## Records for the task
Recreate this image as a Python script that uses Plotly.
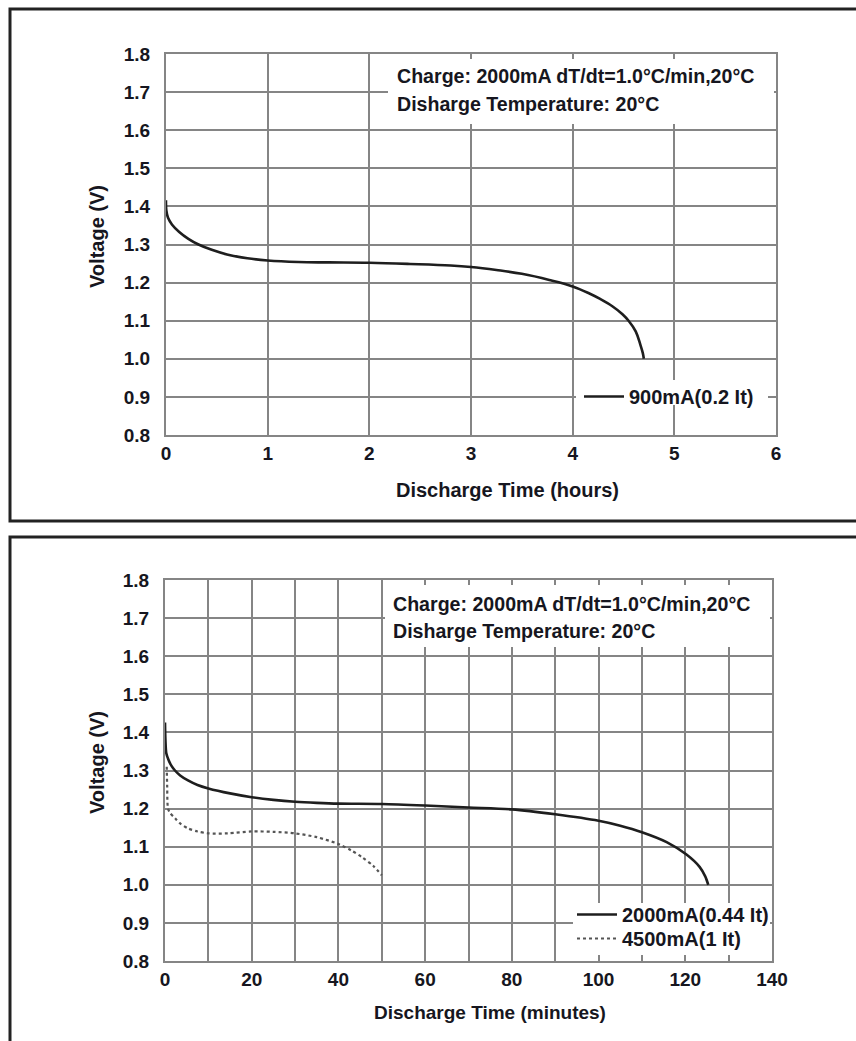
import plotly.graph_objects as go

W, H = 856, 1041

# ---- data: top chart (hours) ----
t_900 = [0, 0.003, 0.02, 0.06, 0.13, 0.22, 0.32, 0.45, 0.6, 0.8, 1.0, 1.3, 1.6, 2.0, 2.4,
         2.8, 3.0, 3.25, 3.5, 3.77, 4.0, 4.16, 4.27, 4.39, 4.49, 4.55, 4.62, 4.667, 4.69, 4.70]
v_900 = [1.416, 1.39, 1.37, 1.352, 1.333, 1.315, 1.300, 1.286, 1.274, 1.264, 1.258, 1.254, 1.253,
         1.252, 1.249, 1.245, 1.241, 1.233, 1.223, 1.207, 1.19, 1.172, 1.157, 1.138, 1.117, 1.10,
         1.072, 1.036, 1.015, 1.0]

# ---- data: bottom chart (minutes) ----
t_2000 = [0, 0.1, 0.3, 0.8, 1.5, 2.3, 3.5, 5.3, 7.5, 10, 15, 20, 25, 30, 35, 40, 50, 60, 70,
          80, 90, 100, 105, 110, 115.7, 120.2, 123.3, 124.6, 125.3]
v_2000 = [1.426, 1.38, 1.345, 1.328, 1.312, 1.30, 1.287, 1.274, 1.262, 1.253, 1.24, 1.23, 1.223,
          1.218, 1.215, 1.213, 1.212, 1.208, 1.203, 1.198, 1.185, 1.168, 1.155, 1.138, 1.112,
          1.08, 1.047, 1.022, 1.0]

t_4500 = [0.4, 0.5, 0.7, 1.2, 2.3, 3.5, 5.3, 7.5, 10, 14.5, 20, 25, 30, 35, 40, 43, 45.5, 48, 50]
v_4500 = [1.31, 1.26, 1.20, 1.188, 1.175, 1.161, 1.148, 1.14, 1.135, 1.135, 1.14, 1.139, 1.135,
          1.125, 1.107, 1.09, 1.072, 1.05, 1.025]

top_label = "900mA(0.2 It)"
bot_labels = ["2000mA(0.44 It)", "4500mA(1 It)"]
note_lines = ["Charge: 2000mA dT/dt=1.0°C/min,20°C", "Disharge Temperature: 20°C"]

FONT = "Liberation Sans, Arial, sans-serif"
TXT = "#161620"
GRID = "#858585"
FS_TICK = 19
FS_TITLE = 20
FS_NOTE = 19.6
FS_LEG = 20


def px(x):
    return x / W


def py(y):
    return 1 - y / H


fig = go.Figure()
fig.add_trace(go.Scatter(x=t_900, y=v_900, mode="lines", name=top_label,
                         line=dict(color="#1e1e1e", width=2.6, shape="spline", smoothing=1.1),
                         xaxis="x", yaxis="y", legend="legend"))
fig.add_trace(go.Scatter(x=t_2000, y=v_2000, mode="lines", name=bot_labels[0],
                         line=dict(color="#1e1e1e", width=2.6, shape="spline", smoothing=0.8),
                         xaxis="x2", yaxis="y2", legend="legend2"))
fig.add_trace(go.Scatter(x=t_4500, y=v_4500, mode="lines", name=bot_labels[1],
                         line=dict(color="#555555", width=2.2, dash="dot", shape="spline",
                                   smoothing=0.8),
                         xaxis="x2", yaxis="y2", legend="legend3"))

tickfont = dict(family=FONT, size=FS_TICK, color=TXT, weight="bold")
axcommon = dict(showline=True, mirror=True, linecolor=GRID, linewidth=2,
                showgrid=True, gridcolor=GRID, gridwidth=2, zeroline=False,
                ticks="", tickfont=tickfont, fixedrange=True, automargin=False)

legfont = dict(family=FONT, size=FS_LEG, color=TXT, weight="bold")
CLEAR = "rgba(0,0,0,0)"
fig.update_layout(
    width=W, height=H,
    margin=dict(l=0, r=0, t=0, b=0, autoexpand=False),
    paper_bgcolor="white", plot_bgcolor="white",
    showlegend=True,
    xaxis=dict(domain=[px(166), px(776)], range=[0, 6], dtick=1, anchor="y", **axcommon),
    yaxis=dict(domain=[py(435), py(54)], range=[0.8, 1.8], dtick=0.1, tickformat=".1f",
               anchor="x", ticklabelstandoff=10, **axcommon),
    xaxis2=dict(domain=[px(165), px(772)], range=[0, 140], dtick=20, anchor="y2",
                minor=dict(dtick=10, showgrid=True, gridcolor=GRID, gridwidth=2),
                **axcommon),
    yaxis2=dict(domain=[py(961), py(580)], range=[0.8, 1.8], dtick=0.1, tickformat=".1f",
                anchor="x2", ticklabelstandoff=10, **axcommon),
    legend=dict(x=px(579), y=py(377), xanchor="left", yanchor="top",
                bgcolor=CLEAR, borderwidth=0, itemwidth=40, font=legfont),
    legend2=dict(x=px(572), y=py(895), xanchor="left", yanchor="top",
                 bgcolor=CLEAR, borderwidth=0, itemwidth=40, font=legfont),
    legend3=dict(x=px(572), y=py(919), xanchor="left", yanchor="top",
                 bgcolor=CLEAR, borderwidth=0, itemwidth=40, font=legfont),
)

shapes = []
# outer frames
shapes.append(dict(type="rect", xref="paper", yref="paper", x0=px(10), x1=px(880),
                   y0=py(521), y1=py(9), line=dict(color="#222", width=3), layer="above"))
shapes.append(dict(type="rect", xref="paper", yref="paper", x0=px(10), x1=px(880),
                   y0=py(1100), y1=py(537), line=dict(color="#222", width=3), layer="above"))
# white boxes behind note text and legends
for (x0, x1, y0, y1) in [(388, 774, 59, 124), (385, 770, 585, 647),
                         (576, 768, 380, 405), (573, 770, 903, 955)]:
    shapes.append(dict(type="rect", xref="paper", yref="paper", x0=px(x0), x1=px(x1),
                       y0=py(y1), y1=py(y0), fillcolor="white", line=dict(width=0),
                       layer="above"))
fig.update_layout(shapes=shapes)

annots = []
notefont = dict(family=FONT, size=FS_NOTE, color=TXT, weight="bold")
for base, xl, gap in [(76, 395, 28), (604, 391, 27)]:
    for i, ln in enumerate(note_lines):
        annots.append(dict(xref="paper", yref="paper", x=px(xl), y=py(base + gap * i),
                           xanchor="left", yanchor="middle", text=ln, showarrow=False,
                           font=notefont))
titlefont = dict(family=FONT, size=FS_TITLE, color=TXT, weight="bold")
annots.append(dict(xref="paper", yref="paper", x=px(507), y=py(490), text="Discharge Time (hours)",
                   showarrow=False, xanchor="center", yanchor="middle", font=titlefont))
annots.append(dict(xref="paper", yref="paper", x=px(490), y=py(1012), text="Discharge Time (minutes)",
                   showarrow=False, xanchor="center", yanchor="middle",
                   font=dict(family=FONT, size=19, color=TXT, weight="bold")))
annots.append(dict(xref="paper", yref="paper", x=px(97), y=py(237), text="Voltage (V)",
                   showarrow=False, textangle=-90, xanchor="center", yanchor="middle", font=titlefont))
annots.append(dict(xref="paper", yref="paper", x=px(97), y=py(763), text="Voltage (V)",
                   showarrow=False, textangle=-90, xanchor="center", yanchor="middle", font=titlefont))
fig.update_layout(annotations=annots)

fig.write_html("out.html")
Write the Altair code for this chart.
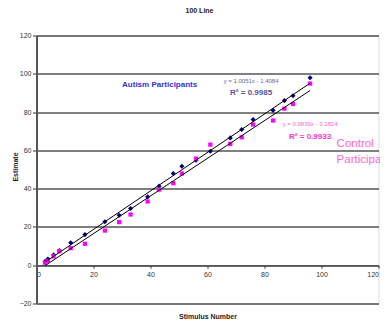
import altair as alt
import pandas as pd

# ---- data ----
stimulus = [3, 4, 6, 8, 12, 17, 24, 29, 33, 39, 43, 48, 51, 56, 61, 68, 72, 76, 83, 87, 90, 96]
autism = [2.0, 3.2, 5.4, 7.6, 11.7, 16.0, 22.7, 26.1, 29.6, 35.7, 41.3, 47.9, 51.7, 54.8, 59.5, 66.5, 70.9, 76.1, 80.9, 86.0, 88.5, 97.9]
control = [1.3, 2.2, 4.6, 7.3, 8.9, 11.2, 18.1, 22.5, 26.5, 33.3, 39.5, 42.8, 47.9, 55.7, 63.0, 63.4, 66.8, 73.5, 75.6, 81.8, 84.2, 94.9]

groups = ["Autism", "Control"]
slopes = [1.0051, 0.9839]
intercepts = [-1.4084, -3.1824]
fit_range = [3, 96]

x_ticks = [0, 20, 40, 60, 80, 100, 120]
y_ticks = [-20, 0, 20, 40, 60, 80, 100, 120]

# annotation texts (positions in data units)
ann_text = ["Autism Participants", "y = 1.0051x - 1.4084", "R\u00b2 = 0.9985",
            "y = 0.9839x - 3.1824", "R\u00b2 = 0.9933", "Control", "Participants"]
ann_x = [43.2, 75.3, 75.3, 96.0, 96.0, 105.3, 105.3]
ann_y = [94.4, 96.1, 90.0, 73.9, 66.9, 63.4, 55.2]
ann_size = [8, 6, 8, 6, 8, 11.5, 11.5]
ann_weight = ["bold", "normal", "bold", "normal", "bold", "normal", "normal"]
ann_color = ["#3333cc", "#666699", "#555599", "#ff66cc", "#ff33cc", "#ff66cc", "#ff66cc"]
ann_align = ["center", "center", "center", "center", "center", "left", "left"]

pts = pd.DataFrame({"x": stimulus, "autism": autism, "control": control})
fits = pd.DataFrame([
    {"group": g, "x": xv, "m": m, "b": b}
    for g, m, b in zip(groups, slopes, intercepts) for xv in fit_range
])
ann = pd.DataFrame({"t": ann_text, "x": ann_x, "y": ann_y})

FONT = "Liberation Sans"
xscale = alt.Scale(domain=[0, 120], nice=False, zero=False)
yscale = alt.Scale(domain=[-20, 120], nice=False, zero=False)

x_axis = alt.Axis(values=x_ticks, grid=False, offset=-38.3, tickSize=3, tickColor="#333",
                  domainColor="#555", domainWidth=1.5, labelFontSize=7, labelColor="#333",
                  labelFont=FONT, labelPadding=2, labelOverlap=False, title="Stimulus Number",
                  titleFont=FONT, titleFontSize=7, titleFontWeight="bold", titleColor="#222",
                  titleY=51, titleBaseline="middle")
y_axis = alt.Axis(values=y_ticks, grid=True, gridColor="#000", gridWidth=1, tickSize=4,
                  tickColor="#333", domainColor="#555", domainWidth=2, labelFontSize=7,
                  labelColor="#333", labelFont=FONT, labelPadding=1.5, labelOverlap=False,
                  title="Estimate", titleFont=FONT, titleFontSize=7, titleFontWeight="bold",
                  titleColor="#222", titleX=-21, titleY=131, titleBaseline="middle",
                  titleAlign="center")

X = lambda f: alt.X(f, scale=xscale, axis=x_axis)
Y = lambda f: alt.Y(f, scale=yscale, axis=y_axis)

base = alt.Chart(pts)
navy = base.mark_point(shape="diamond", filled=True, size=26, color="#000080", opacity=1).encode(
    x=X("x:Q"), y=Y("autism:Q"),
)
pink = base.mark_point(shape="square", filled=True, size=18, color="#ff00ff", opacity=1).encode(
    x=X("x:Q"), y=Y("control:Q"),
)
lines = alt.Chart(fits).transform_calculate(
    yfit="datum.m * datum.x + datum.b"
).mark_line(color="#000", strokeWidth=1).encode(
    x=X("x:Q"), y=Y("yfit:Q"), detail="group:N",
)

text_layers = []
for i in range(len(ann_text)):
    text_layers.append(
        alt.Chart(ann.iloc[[i]]).mark_text(
            font=FONT, fontSize=ann_size[i], fontWeight=ann_weight[i], color=ann_color[i],
            align=ann_align[i], baseline="middle"
        ).encode(x=X("x:Q"), y=Y("y:Q"), text="t:N")
    )

chart = alt.layer(navy, pink, lines, *text_layers).properties(
    width=342, height=268,
    title=alt.TitleParams("100 Line", font=FONT, fontSize=7, fontWeight="bold", color="#222",
                          anchor="middle", frame="group", baseline="middle", offset=14, dx=-8),
    autosize=alt.AutoSizeParams(type="none"),
    padding={"left": 28.5, "top": 27.5, "right": 1.5, "bottom": 18.5},
).configure_view(stroke="#808080", strokeWidth=1).configure(background="white")

chart.save("out.html", embed_options={"renderer": "svg", "actions": False})
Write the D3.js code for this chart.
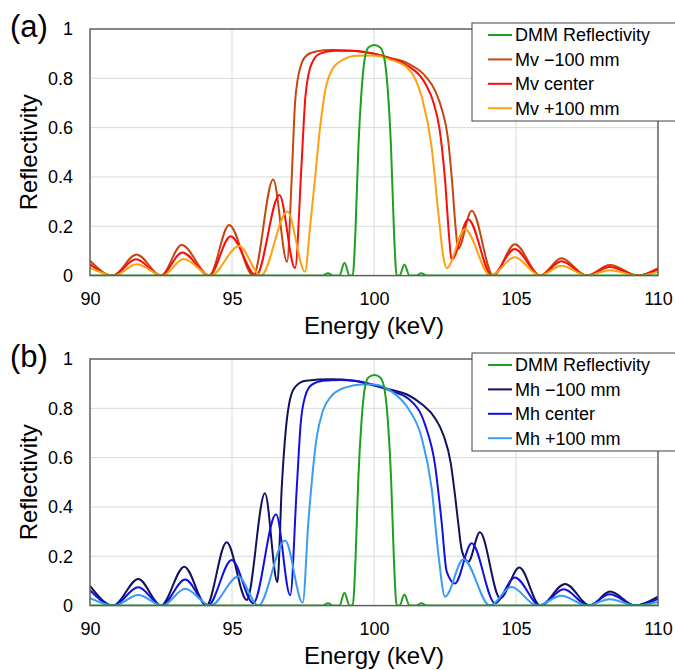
<!DOCTYPE html>
<html>
<head>
<meta charset="utf-8">
<script src="https://cdn.jsdelivr.net/npm/d3@7"></script>
<style>
  body { margin: 0; background: #fff; }
  text { font-family: "Liberation Sans", Arial, sans-serif; fill: #000; }
</style>
</head>
<body>
<div id="chart-area"></div>
<script>

// ---- data: [energy keV, reflectivity] ----
var dmm = [[90,0],[98.2,0],[98.38,0.01],[98.55,0],[98.78,0],[98.96,0.052],[99.14,0],[99.25,0],
	[99.35,0.19],[99.45,0.52],[99.55,0.73],[99.66,0.87],[99.8,0.925],[100.02,0.935],[100.22,0.925],
	[100.38,0.87],[100.5,0.73],[100.6,0.52],[100.7,0.19],[100.8,0],[100.9,0],[101.07,0.045],
	[101.25,0],[101.5,0],[101.67,0.01],[101.85,0],[110,0]];

var mvMinus = [[90,0.06],[90.8,0],[91.64,0.086],[92.5,0],[93.23,0.124],[94.2,0],[94.9,0.205],
	[95.75,0],[96.45,0.39],[96.94,0.056],[97.1,0.39],[97.22,0.7],[97.32,0.8],[97.45,0.86],
	[97.65,0.895],[98,0.91],[98.5,0.915],[99.2,0.912],[100,0.9],[100.6,0.882],[101.2,0.86],
	[101.8,0.81],[102.15,0.75],[102.4,0.67],[102.6,0.56],[102.75,0.38],[102.87,0.2],[102.96,0.108],
	[103.44,0.263],[104.2,0],[104.96,0.127],[105.85,0],[106.6,0.07],[107.49,0],[108.31,0.043],
	[109.3,0],[110,0.03]];

var mvCenter = [[90,0.046],[90.8,0],[91.62,0.066],[92.5,0],[93.25,0.094],[94.2,0],[94.95,0.16],
	[95.85,0],[96.67,0.327],[97.22,0.03],[97.45,0.455],[97.58,0.72],[97.7,0.82],[97.85,0.87],
	[98.1,0.9],[98.6,0.912],[99.2,0.912],[100,0.9],[100.6,0.88],[101.2,0.85],[101.8,0.78],
	[102.1,0.7],[102.3,0.6],[102.5,0.39],[102.65,0.15],[102.73,0.063],[103.32,0.228],[104.15,0],
	[104.95,0.108],[105.85,0],[106.6,0.058],[107.49,0],[108.3,0.035],[109.3,0],[110,0.025]];

var mvPlus = [[90,0.032],[90.85,0],[91.65,0.046],[92.55,0],[93.3,0.067],[94.25,0],[95.25,0.12],
	[96.02,0],[96.95,0.26],[97.57,0.016],[97.75,0.2],[97.92,0.39],[98.1,0.6],[98.3,0.76],
	[98.55,0.84],[98.9,0.875],[99.4,0.892],[100,0.893],[100.6,0.875],[101.2,0.84],[101.68,0.725],
	[102.03,0.52],[102.27,0.25],[102.44,0.077],[102.56,0.03],[103.2,0.188],[104.1,0],[104.95,0.074],
	[105.85,0],[106.6,0.04],[107.49,0],[108.3,0.022],[109.3,0],[110,0.015]];

var mhMinus = [[90,0.08],[90.82,0],[91.7,0.108],[92.5,0],[93.32,0.158],[94.1,0],[94.81,0.257],
	[95.52,0.023],[96.16,0.456],[96.6,0.095],[96.75,0.476],[96.9,0.72],[97.05,0.84],[97.25,0.89],
	[97.6,0.912],[98.5,0.918],[99.3,0.912],[100,0.892],[100.6,0.875],[101.2,0.854],[101.7,0.815],
	[102.15,0.76],[102.45,0.69],[102.7,0.58],[102.85,0.45],[102.97,0.33],[103.1,0.22],[103.32,0.178],
	[103.73,0.297],[104.44,0.03],[105.12,0.154],[105.85,0],[106.73,0.088],[107.6,0],[108.31,0.057],
	[109.19,0],[110,0.036]];

var mhCenter = [[90,0.062],[90.82,0],[91.7,0.074],[92.52,0],[93.35,0.106],[94.15,0],[94.99,0.185],
	[95.75,0.01],[96.55,0.37],[97.05,0.042],[97.28,0.476],[97.42,0.74],[97.58,0.85],[97.8,0.895],
	[98.2,0.912],[98.8,0.915],[99.3,0.912],[100,0.895],[100.6,0.87],[101.2,0.84],[101.8,0.733],
	[102.15,0.57],[102.38,0.34],[102.56,0.138],[102.85,0.09],[103.44,0.253],[104.26,0.01],
	[104.96,0.114],[105.85,0],[106.68,0.066],[107.55,0],[108.3,0.046],[109.2,0],[110,0.027]];

var mhPlus = [[90,0.03],[90.85,0],[91.7,0.043],[92.55,0],[93.35,0.068],[94.25,0],[95.22,0.118],
	[95.93,0],[96.87,0.264],[97.49,0.012],[97.69,0.34],[97.98,0.68],[98.2,0.79],[98.5,0.85],
	[99,0.885],[99.6,0.897],[100,0.897],[100.6,0.87],[101.2,0.8],[101.68,0.68],[102.03,0.476],
	[102.27,0.205],[102.5,0.036],[103.15,0.188],[104.08,0],[104.84,0.075],[105.75,0],[106.6,0.04],
	[107.5,0],[108.3,0.026],[109.2,0],[110,0.015]];

var xTicks = [90, 95, 100, 105, 110];
var yTicks = [0, 0.2, 0.4, 0.6, 0.8, 1];
var namesA = ["DMM Reflectivity", "Mv \u2212100 mm", "Mv center", "Mv +100 mm"];
var namesB = ["DMM Reflectivity", "Mh \u2212100 mm", "Mh center", "Mh +100 mm"];
var colorsA = ["#1f9e1f", "#c4470f", "#ff0a0a", "#ffa010"];
var colorsB = ["#1f9e1f", "#10125e", "#1010e0", "#3a9cf2"];

var width = 675, height = 670;
var plotW = 568, plotH = 246.6;

var svg = d3.select("#chart-area").append("svg")
	.attr("width", width)
	.attr("height", height);

svg.append("rect").attr("width", width).attr("height", height).attr("fill", "#fff");

var x = d3.scaleLinear().domain([90, 110]).range([0, plotW]);
var y = d3.scaleLinear().domain([0, 1]).range([plotH, 0]);

var line = d3.line()
	.x(function(d) { return x(d[0]); })
	.y(function(d) { return y(d[1]); })
	.curve(d3.curveMonotoneX);

drawPanel(29, "(a)", [mvMinus, mvCenter, mvPlus], namesA, colorsA);
drawPanel(359, "(b)", [mhMinus, mhCenter, mhPlus], namesB, colorsB);

function drawPanel(top, label, mirrors, names, colors) {
	var g = svg.append("g").attr("transform", "translate(90," + top + ")");

	// grid
	g.selectAll(".vgrid").data(xTicks.slice(1, -1)).enter().append("line")
		.attr("x1", function(d) { return x(d); }).attr("x2", function(d) { return x(d); })
		.attr("y1", 0).attr("y2", plotH)
		.attr("stroke", "#d9d9d9").attr("stroke-width", 1);
	g.selectAll(".hgrid").data(yTicks.slice(1, -1)).enter().append("line")
		.attr("x1", 0).attr("x2", plotW)
		.attr("y1", function(d) { return y(d); }).attr("y2", function(d) { return y(d); })
		.attr("stroke", "#d9d9d9").attr("stroke-width", 1);

	// axes (labels only, frame drawn below)
	var xAxis = g.append("g").attr("transform", "translate(0," + plotH + ")")
		.call(d3.axisBottom(x).tickValues(xTicks).tickSize(0).tickPadding(17));
	var yAxis = g.append("g")
		.call(d3.axisLeft(y).tickValues(yTicks).tickSize(0).tickPadding(17)
			.tickFormat(function(d) { return d === 0 || d === 1 ? String(d) : d.toFixed(1); }));
	[xAxis, yAxis].forEach(function(a) {
		a.select(".domain").remove();
		a.selectAll("text").attr("font-size", 18).attr("fill", "#000")
			.attr("font-family", "'Liberation Sans', Arial, sans-serif");
	});

	// curves
	var clip = "clip" + top;
	g.append("clipPath").attr("id", clip).append("rect")
		.attr("x", 0).attr("y", -5).attr("width", plotW).attr("height", plotH + 5);

	var all = mirrors.slice();
	all.push(dmm);
	var col = colors.slice(1).concat([colors[0]]);
	g.selectAll(".curve").data(all).enter().append("path")
		.attr("clip-path", "url(#" + clip + ")")
		.attr("d", line)
		.attr("fill", "none")
		.attr("stroke", function(d, i) { return col[i]; })
		.attr("stroke-width", 2);

	// frame
	g.append("rect").attr("width", plotW).attr("height", plotH)
		.attr("fill", "none").attr("stroke", "#5f5f5f").attr("stroke-width", 1.5);

	// legend
	var lg = g.append("g").attr("transform", "translate(382,-6)");
	lg.append("rect").attr("width", 215).attr("height", 98)
		.attr("fill", "#fff").attr("stroke", "#404040").attr("stroke-width", 1);
	names.forEach(function(n, i) {
		var ly = 12 + i * 24.4;
		lg.append("line").attr("x1", 16).attr("x2", 40).attr("y1", ly).attr("y2", ly)
			.attr("stroke", colors[i]).attr("stroke-width", 2);
		lg.append("text").attr("x", 43).attr("y", ly).attr("dy", "0.35em")
			.attr("font-size", 18).text(n);
	});

	// titles
	g.append("text").attr("x", plotW / 2).attr("y", plotH + 58)
		.attr("text-anchor", "middle").attr("font-size", 24).text("Energy (keV)");
	g.append("text").attr("transform", "translate(-53," + (plotH / 2) + ") rotate(-90)")
		.attr("text-anchor", "middle").attr("font-size", 24).text("Reflectivity");
	svg.append("text").attr("x", 10).attr("y", top + 8)
		.attr("font-size", 31).text(label);
}
</script>
</body>
</html>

## Aim
Pictures do not belong in the copy. Repeat only the lines from the top of the records through the line containing "W, H = 856, 1041".

## Completed task
Recreate this image as a Python script that uses Plotly.
import plotly.graph_objects as go

W, H = 856, 1041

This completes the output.